(Charts and diagrams as code)
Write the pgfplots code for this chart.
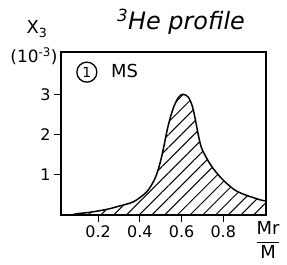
\documentclass[border=0pt]{standalone}
\usepackage{fontspec}
\setmainfont{DejaVu Sans}
\usepackage{pgfplots}
\pgfplotsset{compat=1.18}
\usetikzlibrary{patterns.meta}
\pgfplotstableread{
x y
0.075 0.0
0.095 0.03
0.15 0.06
0.2 0.1
0.25 0.15
0.3 0.22
0.37 0.33
0.43 0.56
0.46 0.78
0.48 1.0
0.50 1.35
0.515 1.7
0.535 2.2
0.56 2.65
0.585 2.92
0.607 3.0
0.632 2.93
0.652 2.7
0.667 2.35
0.682 1.95
0.697 1.65
0.727 1.35
0.757 1.12
0.797 0.88
0.85 0.64
0.895 0.52
0.945 0.43
0.975 0.38
0.99 0.36
1.005 0.35
}\curve
\begin{document}
\begin{tikzpicture}
\useasboundingbox (-61bp,-50bp) rectangle (226bp,215bp);
\begin{axis}[
  at={(0,0)}, anchor=south west,
  scale only axis, width=205bp, height=163bp,
  xmin=0.022, xmax=1.005, ymin=0, ymax=4.05,
  axis line style={line width=1.5pt},
  xtick={0.2,0.4,0.6,0.8}, ytick={1,2,3},
  xticklabels={0.2,0.4,0.6,0.8}, yticklabels={1,2,3},
  tick align=outside, tick pos=left,
  major tick length=7bp,
  tick style={line width=1.2pt, black},
  tick label style={font=\fontsize{16}{16}\selectfont},
  /pgf/number format/assume math mode=true,
  clip=false,
]
\addplot[draw=none, smooth, tension=0.5,
  pattern={Lines[angle=45,distance=9bp,line width=1pt]}]
  table {\curve} \closedcycle;
\addplot[line width=1.5pt, black, smooth, tension=0.5] table {\curve};
\node[font=\fontsize{14}{14}\selectfont, draw, circle, line width=1.3pt, inner sep=1pt, minimum size=20bp] at (axis cs:0.146,3.55) {1};
\node[font=\fontsize{18}{18}\selectfont, anchor=west] at (axis cs:0.245,3.58) {MS};
\end{axis}
\node[font=\fontsize{24}{24}\selectfont\itshape, anchor=base] at (120bp,185bp) {\textsuperscript{3}He profile};
\node[font=\fontsize{18}{18}\selectfont] at (-24bp,186bp) {X\textsubscript{3}};
\node[font=\fontsize{17}{17}\selectfont] at (-27bp,159bp) {(10\textsuperscript{-3})};
\node[font=\fontsize{18}{18}\selectfont, inner sep=0pt] at (207bp,-25bp)
  {$\displaystyle\frac{\textrm{Mr}}{\textrm{M}}$};
\end{tikzpicture}
\end{document}
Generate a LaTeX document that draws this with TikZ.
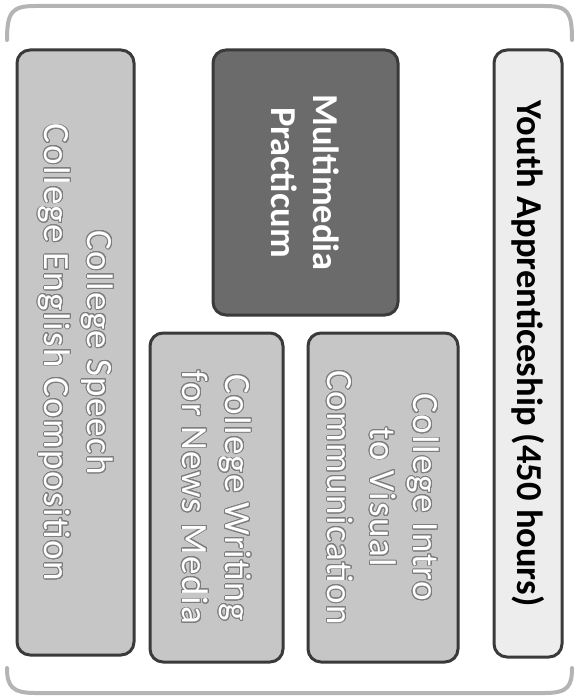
\documentclass[tikz,border=0pt]{standalone}
\usepackage{fontspec}
\setmainfont{Carlito}
\newfontfamily\spaced[LetterSpace=4.0]{Carlito}
\usepackage{contour}
\contourlength{0.9pt}
\contournumber{24}
\definecolor{boxline}{HTML}{3A3A3A}
\definecolor{boxfill}{HTML}{C6C6C6}
\definecolor{darkfill}{HTML}{6B6B6B}
\definecolor{lightfill}{HTML}{EDEDED}
\definecolor{bracket}{HTML}{B4B4B4}
\definecolor{outlinegray}{HTML}{7E7E7E}
\newcommand{\outl}[1]{\contour{outlinegray}{#1}}
\begin{document}
\begin{tikzpicture}[x=1pt,y=-1pt,
  course/.style={draw=boxline, line width=3pt, rounded corners=13pt, inner sep=0pt,
    rotate=-90, align=center},
  lightcourse/.style={course, fill=boxfill, text=white, font=\spaced\fontsize{37}{43}\selectfont},
  boldcourse/.style={course, font=\bfseries\fontsize{36.5}{42}\selectfont},
  brk/.style={draw=bracket, line width=4pt, line cap=round}]
\useasboundingbox (0,0) rectangle (580,698);
\fill[white] (0,0) rectangle (580,698);
% brackets
\coordinate (tl) at (7,40);
\coordinate (tr) at (572,40);
\coordinate (bl) at (7,668);
\coordinate (br) at (572,668);
\draw[brk] (tl) .. controls (7,12) and (12,6) .. (35,6) -- (545,6) .. controls (568,6) and (572,12) .. (tr);
\draw[brk] (bl) .. controls (7,686) and (12,693) .. (35,693) -- (545,693) .. controls (568,693) and (572,686) .. (br);
% boxes (rotated: width = vertical extent, height = horizontal extent)
\node[lightcourse, minimum width=605pt, minimum height=117pt] (speech) at (75.5,352.5)
  {\outl{College Speech}\\\outl{College English Composition}};
\node[boldcourse, fill=darkfill, text=white, minimum width=265pt, minimum height=185pt] (multi) at (305.5,182.5)
  {Multimedia\\Practicum};
\node[lightcourse, minimum width=329pt, minimum height=133pt] (writing) at (216.5,497.5)
  {\outl{College Writing}\\\outl{for News Media}};
\node[lightcourse, minimum width=329pt, minimum height=150pt] (intro) at (383,497.5)
  {\outl{College Intro}\\\outl{to Visual}\\\outl{Communication}};
\node[boldcourse, fill=lightfill, text=black, minimum width=607pt, minimum height=68pt] (youth) at (528,353.5)
  {Youth Apprenticeship (450 hours)};
\end{tikzpicture}
\end{document}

**What you are asked to do**
Copy the listing in full and without alteration, omitting every picture.

**Result of the exercise**
Write the pgfplots code for this chart.
\documentclass[border=0pt]{standalone}
\usepackage{fontspec}
\setmainfont{DejaVu Sans}
\usepackage{pgfplots}
\pgfplotsset{compat=1.18}
\usetikzlibrary{patterns.meta}
\pgfplotstableread{
x y
0.075 0.0
0.095 0.03
0.15 0.06
0.2 0.1
0.25 0.15
0.3 0.22
0.37 0.33
0.43 0.56
0.46 0.78
0.48 1.0
0.50 1.35
0.515 1.7
0.535 2.2
0.56 2.65
0.585 2.92
0.607 3.0
0.632 2.93
0.652 2.7
0.667 2.35
0.682 1.95
0.697 1.65
0.727 1.35
0.757 1.12
0.797 0.88
0.85 0.64
0.895 0.52
0.945 0.43
0.975 0.38
0.99 0.36
1.005 0.35
}\curve
\begin{document}
\begin{tikzpicture}
\useasboundingbox (-61bp,-50bp) rectangle (226bp,215bp);
\begin{axis}[
  at={(0,0)}, anchor=south west,
  scale only axis, width=205bp, height=163bp,
  xmin=0.022, xmax=1.005, ymin=0, ymax=4.05,
  axis line style={line width=1.5pt},
  xtick={0.2,0.4,0.6,0.8}, ytick={1,2,3},
  xticklabels={0.2,0.4,0.6,0.8}, yticklabels={1,2,3},
  tick align=outside, tick pos=left,
  major tick length=7bp,
  tick style={line width=1.2pt, black},
  tick label style={font=\fontsize{16}{16}\selectfont},
  /pgf/number format/assume math mode=true,
  clip=false,
]
\addplot[draw=none, smooth, tension=0.5,
  pattern={Lines[angle=45,distance=9bp,line width=1pt]}]
  table {\curve} \closedcycle;
\addplot[line width=1.5pt, black, smooth, tension=0.5] table {\curve};
\node[font=\fontsize{14}{14}\selectfont, draw, circle, line width=1.3pt, inner sep=1pt, minimum size=20bp] at (axis cs:0.146,3.55) {1};
\node[font=\fontsize{18}{18}\selectfont, anchor=west] at (axis cs:0.245,3.58) {MS};
\end{axis}
\node[font=\fontsize{24}{24}\selectfont\itshape, anchor=base] at (120bp,185bp) {\textsuperscript{3}He profile};
\node[font=\fontsize{18}{18}\selectfont] at (-24bp,186bp) {X\textsubscript{3}};
\node[font=\fontsize{17}{17}\selectfont] at (-27bp,159bp) {(10\textsuperscript{-3})};
\node[font=\fontsize{18}{18}\selectfont, inner sep=0pt] at (207bp,-25bp)
  {$\displaystyle\frac{\textrm{Mr}}{\textrm{M}}$};
\end{tikzpicture}
\end{document}
Generate a LaTeX document that draws this with TikZ.
\documentclass[tikz,border=0pt]{standalone}
\usepackage{fontspec}
\setmainfont{Carlito}
\newfontfamily\spaced[LetterSpace=4.0]{Carlito}
\usepackage{contour}
\contourlength{0.9pt}
\contournumber{24}
\definecolor{boxline}{HTML}{3A3A3A}
\definecolor{boxfill}{HTML}{C6C6C6}
\definecolor{darkfill}{HTML}{6B6B6B}
\definecolor{lightfill}{HTML}{EDEDED}
\definecolor{bracket}{HTML}{B4B4B4}
\definecolor{outlinegray}{HTML}{7E7E7E}
\newcommand{\outl}[1]{\contour{outlinegray}{#1}}
\begin{document}
\begin{tikzpicture}[x=1pt,y=-1pt,
  course/.style={draw=boxline, line width=3pt, rounded corners=13pt, inner sep=0pt,
    rotate=-90, align=center},
  lightcourse/.style={course, fill=boxfill, text=white, font=\spaced\fontsize{37}{43}\selectfont},
  boldcourse/.style={course, font=\bfseries\fontsize{36.5}{42}\selectfont},
  brk/.style={draw=bracket, line width=4pt, line cap=round}]
\useasboundingbox (0,0) rectangle (580,698);
\fill[white] (0,0) rectangle (580,698);
% brackets
\coordinate (tl) at (7,40);
\coordinate (tr) at (572,40);
\coordinate (bl) at (7,668);
\coordinate (br) at (572,668);
\draw[brk] (tl) .. controls (7,12) and (12,6) .. (35,6) -- (545,6) .. controls (568,6) and (572,12) .. (tr);
\draw[brk] (bl) .. controls (7,686) and (12,693) .. (35,693) -- (545,693) .. controls (568,693) and (572,686) .. (br);
% boxes (rotated: width = vertical extent, height = horizontal extent)
\node[lightcourse, minimum width=605pt, minimum height=117pt] (speech) at (75.5,352.5)
  {\outl{College Speech}\\\outl{College English Composition}};
\node[boldcourse, fill=darkfill, text=white, minimum width=265pt, minimum height=185pt] (multi) at (305.5,182.5)
  {Multimedia\\Practicum};
\node[lightcourse, minimum width=329pt, minimum height=133pt] (writing) at (216.5,497.5)
  {\outl{College Writing}\\\outl{for News Media}};
\node[lightcourse, minimum width=329pt, minimum height=150pt] (intro) at (383,497.5)
  {\outl{College Intro}\\\outl{to Visual}\\\outl{Communication}};
\node[boldcourse, fill=lightfill, text=black, minimum width=607pt, minimum height=68pt] (youth) at (528,353.5)
  {Youth Apprenticeship (450 hours)};
\end{tikzpicture}
\end{document}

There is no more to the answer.